▸ WRITTEN PROBLEM
Write out all of the data without omission, exactly as shown.

----

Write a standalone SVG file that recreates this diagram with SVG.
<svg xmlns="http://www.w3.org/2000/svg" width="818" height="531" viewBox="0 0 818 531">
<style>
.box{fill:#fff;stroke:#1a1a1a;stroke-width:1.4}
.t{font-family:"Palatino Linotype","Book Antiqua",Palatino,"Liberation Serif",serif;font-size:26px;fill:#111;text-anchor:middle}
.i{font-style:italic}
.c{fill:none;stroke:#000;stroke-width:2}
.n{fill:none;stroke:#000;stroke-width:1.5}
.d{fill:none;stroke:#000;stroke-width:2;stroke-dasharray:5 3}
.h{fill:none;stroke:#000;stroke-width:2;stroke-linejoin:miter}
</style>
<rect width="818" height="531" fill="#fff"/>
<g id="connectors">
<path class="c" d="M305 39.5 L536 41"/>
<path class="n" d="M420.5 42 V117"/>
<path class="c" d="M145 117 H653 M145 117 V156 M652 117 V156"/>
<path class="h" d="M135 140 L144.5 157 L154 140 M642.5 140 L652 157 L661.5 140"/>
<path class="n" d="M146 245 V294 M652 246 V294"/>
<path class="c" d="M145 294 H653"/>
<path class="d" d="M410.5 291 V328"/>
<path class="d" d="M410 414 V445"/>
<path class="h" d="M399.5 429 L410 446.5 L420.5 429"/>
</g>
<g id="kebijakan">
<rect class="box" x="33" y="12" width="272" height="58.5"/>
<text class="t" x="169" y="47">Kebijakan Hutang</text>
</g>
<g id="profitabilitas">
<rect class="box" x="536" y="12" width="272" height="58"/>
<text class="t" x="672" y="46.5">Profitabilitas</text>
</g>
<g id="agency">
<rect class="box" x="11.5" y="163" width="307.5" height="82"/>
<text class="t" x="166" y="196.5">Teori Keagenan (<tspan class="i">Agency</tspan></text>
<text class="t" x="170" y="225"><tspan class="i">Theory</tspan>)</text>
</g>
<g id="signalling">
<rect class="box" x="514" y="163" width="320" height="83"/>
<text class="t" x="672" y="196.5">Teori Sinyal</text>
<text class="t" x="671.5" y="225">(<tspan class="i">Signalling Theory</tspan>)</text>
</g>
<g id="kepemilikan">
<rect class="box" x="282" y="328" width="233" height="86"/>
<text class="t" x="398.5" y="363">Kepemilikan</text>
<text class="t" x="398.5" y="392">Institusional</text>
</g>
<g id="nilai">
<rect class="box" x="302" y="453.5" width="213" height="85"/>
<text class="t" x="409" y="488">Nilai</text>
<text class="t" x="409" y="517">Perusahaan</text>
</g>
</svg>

----

▸ ANSWER TO THIS PROBLEM
Write a standalone SVG file that recreates this diagram with SVG.
<svg xmlns="http://www.w3.org/2000/svg" width="818" height="531" viewBox="0 0 818 531">
<style>
.box{fill:#fff;stroke:#1a1a1a;stroke-width:1.4}
.t{font-family:"Palatino Linotype","Book Antiqua",Palatino,"Liberation Serif",serif;font-size:26px;fill:#111;text-anchor:middle}
.i{font-style:italic}
.c{fill:none;stroke:#000;stroke-width:2}
.n{fill:none;stroke:#000;stroke-width:1.5}
.d{fill:none;stroke:#000;stroke-width:2;stroke-dasharray:5 3}
.h{fill:none;stroke:#000;stroke-width:2;stroke-linejoin:miter}
</style>
<rect width="818" height="531" fill="#fff"/>
<g id="connectors">
<path class="c" d="M305 39.5 L536 41"/>
<path class="n" d="M420.5 42 V117"/>
<path class="c" d="M145 117 H653 M145 117 V156 M652 117 V156"/>
<path class="h" d="M135 140 L144.5 157 L154 140 M642.5 140 L652 157 L661.5 140"/>
<path class="n" d="M146 245 V294 M652 246 V294"/>
<path class="c" d="M145 294 H653"/>
<path class="d" d="M410.5 291 V328"/>
<path class="d" d="M410 414 V445"/>
<path class="h" d="M399.5 429 L410 446.5 L420.5 429"/>
</g>
<g id="kebijakan">
<rect class="box" x="33" y="12" width="272" height="58.5"/>
<text class="t" x="169" y="47">Kebijakan Hutang</text>
</g>
<g id="profitabilitas">
<rect class="box" x="536" y="12" width="272" height="58"/>
<text class="t" x="672" y="46.5">Profitabilitas</text>
</g>
<g id="agency">
<rect class="box" x="11.5" y="163" width="307.5" height="82"/>
<text class="t" x="166" y="196.5">Teori Keagenan (<tspan class="i">Agency</tspan></text>
<text class="t" x="170" y="225"><tspan class="i">Theory</tspan>)</text>
</g>
<g id="signalling">
<rect class="box" x="514" y="163" width="320" height="83"/>
<text class="t" x="672" y="196.5">Teori Sinyal</text>
<text class="t" x="671.5" y="225">(<tspan class="i">Signalling Theory</tspan>)</text>
</g>
<g id="kepemilikan">
<rect class="box" x="282" y="328" width="233" height="86"/>
<text class="t" x="398.5" y="363">Kepemilikan</text>
<text class="t" x="398.5" y="392">Institusional</text>
</g>
<g id="nilai">
<rect class="box" x="302" y="453.5" width="213" height="85"/>
<text class="t" x="409" y="488">Nilai</text>
<text class="t" x="409" y="517">Perusahaan</text>
</g>
</svg>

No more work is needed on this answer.